Sunday, February 21, 2016

We see this technique of repetition again as we begin season of Lent. In the Gospel passage for Ash Wednesday, Jesus tells us to take up fasting, almsgiving and prayer. In doing so he repeats each time that these penitential acts should be done “in secret.” They are to be done behind closed doors, out of the notice of others and even the notice of ourselves, as the right hand should not know what the left hand is doing when we give alms. Only God is to see what we are doing.

All of this suggests that the aim of these penitential practices, and for that matter all of Lent, is to draw us into an intimacy with God. It is the kind of intimacy in which confidences are shared. It is the kind of intimacy in which we become vulnerable to the other.

The aim of Lent, in short then, is to rekindle our intimacy, our friendship with God. The penitential practices are not just exercises in spiritual athleticism or measures to prove our level of self-discipline. Their goal is to draw us more deeply into our friendship with God.

Describing our relationship with God as a friendship may seem strange to us, especially if we tend to look at God as someone who has given us laws to obey. In fact, we may find it easier to relate to God as a lawgiver, by which we can know the rules and measure our progress or failure with a certainty familiar to us. This allows us to maintain some control and relate to God on our own terms.

Relating to God as a friend, however, is more demanding, not unlike the demands of any friendship.

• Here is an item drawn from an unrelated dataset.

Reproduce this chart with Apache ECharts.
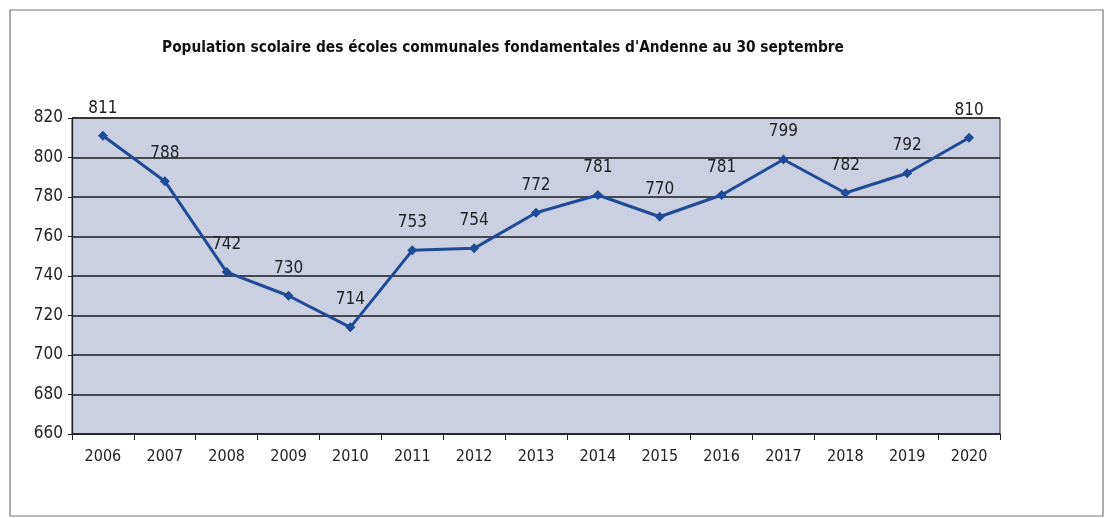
<!DOCTYPE html>
<html>
<head>
<meta charset="utf-8">
<script src="https://cdn.jsdelivr.net/npm/echarts@6/dist/echarts.min.js"></script>
<style>
  html, body { margin: 0; padding: 0; background: #fff; }
  #chart { width: 1112px; height: 518px; }
</style>
</head>
<body>
<div id="chart"></div>
<script>
// années scolaires
const years = ['2006', '2007', '2008', '2009', '2010', '2011', '2012', '2013', '2014', '2015', '2016', '2017', '2018', '2019', '2020']
// élèves au 30 septembre
const pupils = [811, 788, 742, 730, 714, 753, 754, 772, 781, 770, 781, 799, 782, 792, 810]
const yTicks = [660, 680, 700, 720, 740, 760, 780, 800, 820]

const font = '"DejaVu Sans Condensed", "Liberation Sans Narrow", sans-serif'
const chart = echarts.init(document.getElementById('chart'))

chart.setOption({
  backgroundColor: '#fff',
  animation: false,
  title: {
    text: "Population scolaire des écoles communales fondamentales d'Andenne au 30 septembre",
    left: 498,
    textAlign: 'center',
    top: 36,
    textStyle: { fontFamily: font, fontSize: 15.3, fontWeight: 'bold', color: '#111' }
  },
  graphic: [{
    type: 'rect',
    shape: { x: 10, y: 10, width: 1093, height: 506 },
    style: { fill: 'none', stroke: '#777', lineWidth: 1.2 },
    silent: true
  }],
  grid: {
    left: 72, right: 112, top: 118, bottom: 84,
    show: true,
    backgroundColor: '#cad0e2',
    borderColor: '#333',
    borderWidth: 1
  },
  xAxis: {
    type: 'category',
    data: years,
    boundaryGap: true,
    axisLine: { lineStyle: { color: '#222', width: 1.5 } },
    axisTick: { show: true, length: 6, lineStyle: { color: '#222' } },
    axisLabel: { fontFamily: font, fontSize: 16, color: '#222', margin: 15 }
  },
  yAxis: {
    type: 'value',
    min: yTicks[0],
    max: yTicks[yTicks.length - 1],
    interval: 20,
    axisLine: { show: true, lineStyle: { color: '#222', width: 1.2 } },
    axisTick: { show: true, length: 4, lineStyle: { color: '#222' } },
    axisLabel: { fontFamily: font, fontSize: 17, color: '#222', margin: 9 },
    splitLine: { lineStyle: { color: '#1a1a1a', width: 1.5 } }
  },
  series: [{
    type: 'line',
    data: pupils,
    symbol: 'diamond',
    symbolSize: 10,
    lineStyle: { color: '#1f4a96', width: 3 },
    itemStyle: { color: '#1f4a96' },
    label: {
      show: true,
      position: 'top',
      distance: 14,
      fontFamily: font,
      fontSize: 17,
      color: '#222'
    }
  }]
})
</script>
</body>
</html>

We have to cultivate and invest in that relationship. We have to be open to being wounded and hurt and even take risks of being rejected.

But, there is also something else involved in friendships. They change us and transform us. Friends call the best out of us and share their lives and gifts with us. St. Irenaeus, a second-century Father of the Church, understood this when he wrote that our “friendship with God brings the gift of immortality to those who accept it.” This is the promise of rekindling our friendship with God in these holy days of Lent. We begin now to share in some way in the life that God promises will last forever. We do not have to wait until we pass from this life. God’s friendship and the eternal life it brings, with all its joy and peace, can be experienced now in some way.

There is the happy coincidence that the Anglo-Saxon word “Lent” means springtime. Lent is a new springtime for us to rekindle our friendship with God. It is a springtime to experience now the promise of that eternal springtime of everlasting life.

Let us take up our prayer, fasting and almsgiving in secret, so that your Father who sees you in secret may reward you now with his friendship and the eternal life it brings.